First of all, if fewer teens are learning about contraception through formal channels, they are also no doubt learning less about STDs and other sexual health issues through formal channels as well.
Second of all, if teens actually know about less about contraception, they will more likely end up with unintended pregnancies. This would not seem to be a good way to reduce the number of abortions sought. And, if attempts to restrict abortion are successful, then somebody is going to have to take care of these children. And if they are not taken care of well, or if they are raised in poverty, or in precarious economic situations, because of the reduction of their young parents’ opportunities, they are going to be more likely to be poor or in precarious situations as adults. Increasing the number of poor children and adults does not seem like a wise direction for any society.

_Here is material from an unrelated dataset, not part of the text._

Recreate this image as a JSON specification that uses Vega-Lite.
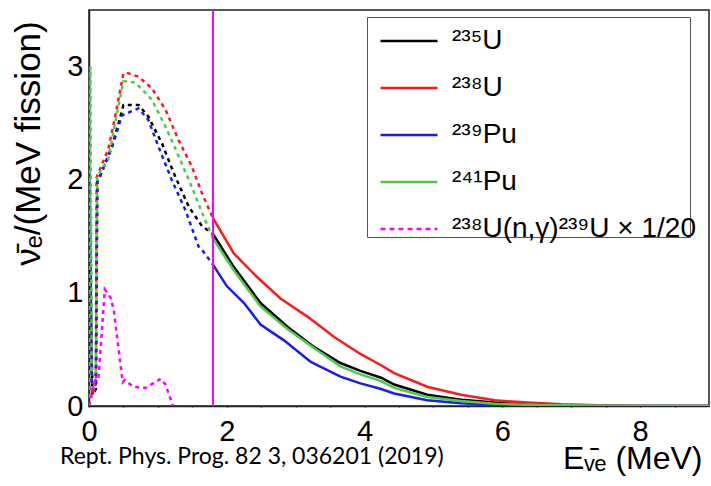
{
  "$schema": "https://vega.github.io/schema/vega-lite/v6.json",
  "width": 620,
  "height": 396,
  "autosize": "none",
  "padding": {"left": 89, "top": 10, "right": 2, "bottom": 80},
  "background": "white",
  "title": {
    "text": "Rept. Phys. Prog. 82 3, 036201 (2019)",
    "orient": "bottom",
    "anchor": "start",
    "frame": "group",
    "baseline": "alphabetic",
    "font": "Lato",
    "fontSize": 23,
    "fontWeight": "normal",
    "color": "#000",
    "dx": -29,
    "offset": -10
  },
  "data": {
    "values": [
      {"iso": "²³⁵U", "E": 0, "y": 0}, {"iso": "²³⁵U", "E": 0.02, "y": 1.2}, {"iso": "²³⁵U", "E": 0.05, "y": 0.1}, {"iso": "²³⁵U", "E": 0.1, "y": 0.15}, {"iso": "²³⁵U", "E": 0.12, "y": 2.0}, {"iso": "²³⁵U", "E": 0.16, "y": 2.03}, {"iso": "²³⁵U", "E": 0.33, "y": 2.29}, {"iso": "²³⁵U", "E": 0.43, "y": 2.5}, {"iso": "²³⁵U", "E": 0.5, "y": 2.66}, {"iso": "²³⁵U", "E": 0.72, "y": 2.66}, {"iso": "²³⁵U", "E": 0.86, "y": 2.56}, {"iso": "²³⁵U", "E": 1.06, "y": 2.32}, {"iso": "²³⁵U", "E": 1.25, "y": 2.03}, {"iso": "²³⁵U", "E": 1.45, "y": 1.76}, {"iso": "²³⁵U", "E": 1.64, "y": 1.59}, {"iso": "²³⁵U", "E": 1.8, "y": 1.52}, {"iso": "²³⁵U", "E": 2.1, "y": 1.23}, {"iso": "²³⁵U", "E": 2.49, "y": 0.91}, {"iso": "²³⁵U", "E": 2.88, "y": 0.7}, {"iso": "²³⁵U", "E": 3.27, "y": 0.52}, {"iso": "²³⁵U", "E": 3.65, "y": 0.38}, {"iso": "²³⁵U", "E": 3.94, "y": 0.31}, {"iso": "²³⁵U", "E": 4.24, "y": 0.25}, {"iso": "²³⁵U", "E": 4.43, "y": 0.19}, {"iso": "²³⁵U", "E": 4.91, "y": 0.1}, {"iso": "²³⁵U", "E": 5.4, "y": 0.055}, {"iso": "²³⁵U", "E": 5.89, "y": 0.03}, {"iso": "²³⁵U", "E": 6.37, "y": 0.014}, {"iso": "²³⁵U", "E": 7.0, "y": 0.005}, {"iso": "²³⁵U", "E": 8.0, "y": 0.001}, {"iso": "²³⁵U", "E": 9.0, "y": 0},

      {"iso": "²³⁸U", "E": 0, "y": 0}, {"iso": "²³⁸U", "E": 0.02, "y": 1.0}, {"iso": "²³⁸U", "E": 0.05, "y": 0.1}, {"iso": "²³⁸U", "E": 0.1, "y": 0.2}, {"iso": "²³⁸U", "E": 0.11, "y": 2.02}, {"iso": "²³⁸U", "E": 0.28, "y": 2.27}, {"iso": "²³⁸U", "E": 0.38, "y": 2.56}, {"iso": "²³⁸U", "E": 0.5, "y": 2.94}, {"iso": "²³⁸U", "E": 0.57, "y": 2.94}, {"iso": "²³⁸U", "E": 0.72, "y": 2.91}, {"iso": "²³⁸U", "E": 0.91, "y": 2.81}, {"iso": "²³⁸U", "E": 1.11, "y": 2.62}, {"iso": "²³⁸U", "E": 1.3, "y": 2.35}, {"iso": "²³⁸U", "E": 1.49, "y": 2.12}, {"iso": "²³⁸U", "E": 1.64, "y": 1.88}, {"iso": "²³⁸U", "E": 1.8, "y": 1.66}, {"iso": "²³⁸U", "E": 2.1, "y": 1.35}, {"iso": "²³⁸U", "E": 2.44, "y": 1.14}, {"iso": "²³⁸U", "E": 2.78, "y": 0.95}, {"iso": "²³⁸U", "E": 3.17, "y": 0.79}, {"iso": "²³⁸U", "E": 3.56, "y": 0.61}, {"iso": "²³⁸U", "E": 3.94, "y": 0.46}, {"iso": "²³⁸U", "E": 4.24, "y": 0.36}, {"iso": "²³⁸U", "E": 4.43, "y": 0.29}, {"iso": "²³⁸U", "E": 4.91, "y": 0.17}, {"iso": "²³⁸U", "E": 5.4, "y": 0.1}, {"iso": "²³⁸U", "E": 5.89, "y": 0.05}, {"iso": "²³⁸U", "E": 6.37, "y": 0.03}, {"iso": "²³⁸U", "E": 6.86, "y": 0.015}, {"iso": "²³⁸U", "E": 7.5, "y": 0.005}, {"iso": "²³⁸U", "E": 8.2, "y": 0.001}, {"iso": "²³⁸U", "E": 9.0, "y": 0},

      {"iso": "²³⁹Pu", "E": 0, "y": 0}, {"iso": "²³⁹Pu", "E": 0.01, "y": 2.1}, {"iso": "²³⁹Pu", "E": 0.04, "y": 0.2}, {"iso": "²³⁹Pu", "E": 0.1, "y": 0.2}, {"iso": "²³⁹Pu", "E": 0.12, "y": 1.98}, {"iso": "²³⁹Pu", "E": 0.14, "y": 2.0}, {"iso": "²³⁹Pu", "E": 0.33, "y": 2.28}, {"iso": "²³⁹Pu", "E": 0.48, "y": 2.57}, {"iso": "²³⁹Pu", "E": 0.72, "y": 2.63}, {"iso": "²³⁹Pu", "E": 0.86, "y": 2.53}, {"iso": "²³⁹Pu", "E": 1.01, "y": 2.29}, {"iso": "²³⁹Pu", "E": 1.2, "y": 2.0}, {"iso": "²³⁹Pu", "E": 1.4, "y": 1.73}, {"iso": "²³⁹Pu", "E": 1.59, "y": 1.41}, {"iso": "²³⁹Pu", "E": 1.64, "y": 1.38}, {"iso": "²³⁹Pu", "E": 1.8, "y": 1.25}, {"iso": "²³⁹Pu", "E": 2.0, "y": 1.06}, {"iso": "²³⁹Pu", "E": 2.25, "y": 0.91}, {"iso": "²³⁹Pu", "E": 2.49, "y": 0.72}, {"iso": "²³⁹Pu", "E": 2.83, "y": 0.58}, {"iso": "²³⁹Pu", "E": 3.22, "y": 0.39}, {"iso": "²³⁹Pu", "E": 3.65, "y": 0.26}, {"iso": "²³⁹Pu", "E": 3.94, "y": 0.2}, {"iso": "²³⁹Pu", "E": 4.24, "y": 0.15}, {"iso": "²³⁹Pu", "E": 4.43, "y": 0.11}, {"iso": "²³⁹Pu", "E": 4.91, "y": 0.05}, {"iso": "²³⁹Pu", "E": 5.4, "y": 0.025}, {"iso": "²³⁹Pu", "E": 5.89, "y": 0.01}, {"iso": "²³⁹Pu", "E": 6.5, "y": 0.004}, {"iso": "²³⁹Pu", "E": 7.5, "y": 0.001}, {"iso": "²³⁹Pu", "E": 9.0, "y": 0},

      {"iso": "²⁴¹Pu", "E": 0, "y": 0}, {"iso": "²⁴¹Pu", "E": 0.02, "y": 3.0}, {"iso": "²⁴¹Pu", "E": 0.04, "y": 0.3}, {"iso": "²⁴¹Pu", "E": 0.1, "y": 0.3}, {"iso": "²⁴¹Pu", "E": 0.12, "y": 2.03}, {"iso": "²⁴¹Pu", "E": 0.28, "y": 2.18}, {"iso": "²⁴¹Pu", "E": 0.38, "y": 2.5}, {"iso": "²⁴¹Pu", "E": 0.5, "y": 2.87}, {"iso": "²⁴¹Pu", "E": 0.67, "y": 2.86}, {"iso": "²⁴¹Pu", "E": 0.91, "y": 2.71}, {"iso": "²⁴¹Pu", "E": 1.11, "y": 2.47}, {"iso": "²⁴¹Pu", "E": 1.3, "y": 2.21}, {"iso": "²⁴¹Pu", "E": 1.49, "y": 1.94}, {"iso": "²⁴¹Pu", "E": 1.64, "y": 1.71}, {"iso": "²⁴¹Pu", "E": 1.8, "y": 1.48}, {"iso": "²⁴¹Pu", "E": 2.1, "y": 1.2}, {"iso": "²⁴¹Pu", "E": 2.49, "y": 0.88}, {"iso": "²⁴¹Pu", "E": 2.88, "y": 0.68}, {"iso": "²⁴¹Pu", "E": 3.27, "y": 0.51}, {"iso": "²⁴¹Pu", "E": 3.65, "y": 0.35}, {"iso": "²⁴¹Pu", "E": 3.94, "y": 0.28}, {"iso": "²⁴¹Pu", "E": 4.24, "y": 0.22}, {"iso": "²⁴¹Pu", "E": 4.43, "y": 0.16}, {"iso": "²⁴¹Pu", "E": 4.91, "y": 0.08}, {"iso": "²⁴¹Pu", "E": 5.4, "y": 0.045}, {"iso": "²⁴¹Pu", "E": 5.89, "y": 0.02}, {"iso": "²⁴¹Pu", "E": 6.5, "y": 0.008}, {"iso": "²⁴¹Pu", "E": 7.5, "y": 0.002}, {"iso": "²⁴¹Pu", "E": 9.0, "y": 0},

      {"iso": "²³⁸U(n,γ)²³⁹U × 1/20", "E": 0, "y": 0}, {"iso": "²³⁸U(n,γ)²³⁹U × 1/20", "E": 0.015, "y": 0.03}, {"iso": "²³⁸U(n,γ)²³⁹U × 1/20", "E": 0.09, "y": 0.23}, {"iso": "²³⁸U(n,γ)²³⁹U × 1/20", "E": 0.135, "y": 0.23}, {"iso": "²³⁸U(n,γ)²³⁹U × 1/20", "E": 0.23, "y": 1.03}, {"iso": "²³⁸U(n,γ)²³⁹U × 1/20", "E": 0.31, "y": 0.96}, {"iso": "²³⁸U(n,γ)²³⁹U × 1/20", "E": 0.36, "y": 0.85}, {"iso": "²³⁸U(n,γ)²³⁹U × 1/20", "E": 0.43, "y": 0.5}, {"iso": "²³⁸U(n,γ)²³⁹U × 1/20", "E": 0.49, "y": 0.21}, {"iso": "²³⁸U(n,γ)²³⁹U × 1/20", "E": 0.52, "y": 0.23}, {"iso": "²³⁸U(n,γ)²³⁹U × 1/20", "E": 0.64, "y": 0.17}, {"iso": "²³⁸U(n,γ)²³⁹U × 1/20", "E": 0.82, "y": 0.16}, {"iso": "²³⁸U(n,γ)²³⁹U × 1/20", "E": 1.04, "y": 0.24}, {"iso": "²³⁸U(n,γ)²³⁹U × 1/20", "E": 1.11, "y": 0.19}, {"iso": "²³⁸U(n,γ)²³⁹U × 1/20", "E": 1.22, "y": 0.0}
    ]
  },
  "config": {
    "view": {"stroke": "#222", "strokeWidth": 1.5},
    "axis": {
      "grid": false,
      "zindex": 1,
      "domainColor": "#222",
      "domainWidth": 1.5,
      "ticks": true,
      "tickColor": "#333",
      "tickWidth": 1.5,
      "labelFont": "Liberation Sans",
      "labelFontSize": 29,
      "labelColor": "#000",
      "titleFont": "Liberation Sans",
      "titleFontWeight": "normal",
      "titleColor": "#000"
    }
  },
  "encoding": {
    "x": {
      "field": "E",
      "type": "quantitative",
      "scale": {"domain": [0, 9], "nice": false, "zero": false},
      "axis": {
        "values": [0, 0.5, 1, 1.5, 2, 2.5, 3, 3.5, 4, 4.5, 5, 5.5, 6, 6.5, 7, 7.5, 8, 8.5],
        "format": "~g",
        "labelExpr": "datum.value % 2 === 0 ? datum.label : ''",
        "tickSize": 1,
        "labelPadding": 10,
        "labelFlush": false,
        "labelOverlap": false,
        "encode": {
          "ticks": {
            "update": {
              "y2": {"signal": "datum.value % 2 === 0 ? -12 : -6"}
            }
          }
        },
        "title": "Eᵥ̄ₑ (MeV)",
        "titleFontSize": 32,
        "titleAnchor": null,
        "titleAlign": "right",
        "titleBaseline": "alphabetic",
        "titleX": 613,
        "titleY": 62
      }
    },
    "y": {
      "field": "y",
      "type": "quantitative",
      "scale": {"domain": [0, 3.5], "nice": false},
      "axis": {
        "values": [0, 0.2, 0.4, 0.6, 0.8, 1, 1.2, 1.4, 1.6, 1.8, 2, 2.2, 2.4, 2.6, 2.8, 3, 3.2, 3.4],
        "format": "~g",
        "labelExpr": "datum.value % 1 === 0 ? datum.label : ''",
        "tickSize": 1,
        "labelPadding": 5,
        "labelFlush": false,
        "labelOverlap": false,
        "encode": {
          "ticks": {
            "update": {
              "x2": {"signal": "datum.value % 1 === 0 ? 18 : 9"}
            }
          }
        },
        "title": "ν̄ₑ/(MeV fission)",
        "titleFontSize": 35,
        "titleAnchor": null,
        "titleAngle": -90,
        "titleAlign": "center",
        "titleBaseline": "middle",
        "titleX": -61,
        "titleY": 133
      }
    },
    "color": {
      "field": "iso",
      "type": "nominal",
      "sort": ["²³⁵U", "²³⁸U", "²³⁹Pu", "²⁴¹Pu", "²³⁸U(n,γ)²³⁹U × 1/20"],
      "scale": {
        "domain": ["²³⁵U", "²³⁸U", "²³⁹Pu", "²⁴¹Pu", "²³⁸U(n,γ)²³⁹U × 1/20"],
        "range": ["#000000", "#ff1a1a", "#1a1aff", "#4ccc4c", "#ff00ff"]
      },
      "legend": {
        "orient": "none",
        "legendX": 278,
        "legendY": 7,
        "title": null,
        "symbolType": "stroke",
        "symbolSize": 3249,
        "symbolStrokeWidth": 2.5,
        "symbolOffset": 18,
        "rowPadding": 3,
        "labelFont": "Liberation Sans",
        "labelFontSize": 28,
        "labelColor": "#000",
        "labelLimit": 400,
        "labelOffset": 13,
        "padding": -6,
        "fillColor": "white",
        "strokeColor": "#555",
        "encode": {
          "symbols": {
            "update": {
              "strokeDash": {"signal": "datum.value === '²³⁸U(n,γ)²³⁹U × 1/20' ? [5, 4] : []"}
            }
          }
        }
      }
    }
  },
  "layer": [
    {
      "transform": [{"filter": "datum.E <= 1.8"}],
      "mark": {"type": "line", "strokeWidth": 2.5, "strokeDash": [4, 4], "clip": true}
    },
    {
      "transform": [{"filter": "datum.E >= 1.8"}],
      "mark": {"type": "line", "strokeWidth": 2.5, "clip": true}
    },
    {
      "mark": {"type": "rule", "color": "#ff00ff", "strokeWidth": 2},
      "encoding": {"x": {"datum": 1.8}, "y": null, "color": null}
    }
  ]
}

Third, this reduction is directly related to the increase in “abstinence only” sex education. “Abstinence only” curricula do not just teach abstinence. They also often contain errors or lies about the efficacy of contraception. In other words, they do not just limit information, some of them actively misinform. This is not education.
Last, teenagers have sex. They always have, and it’s hard to imagine a time when they won’t. If we can just take a deep breath and acknowledge that a signficant number of teens are going to have sex, then we would have to acknowledge the cruelty of actively denying them information that would help them protect themselves.
We can teach teens many things about responsible behavior, but we should not withhold from them information that could save their lives and save their futures.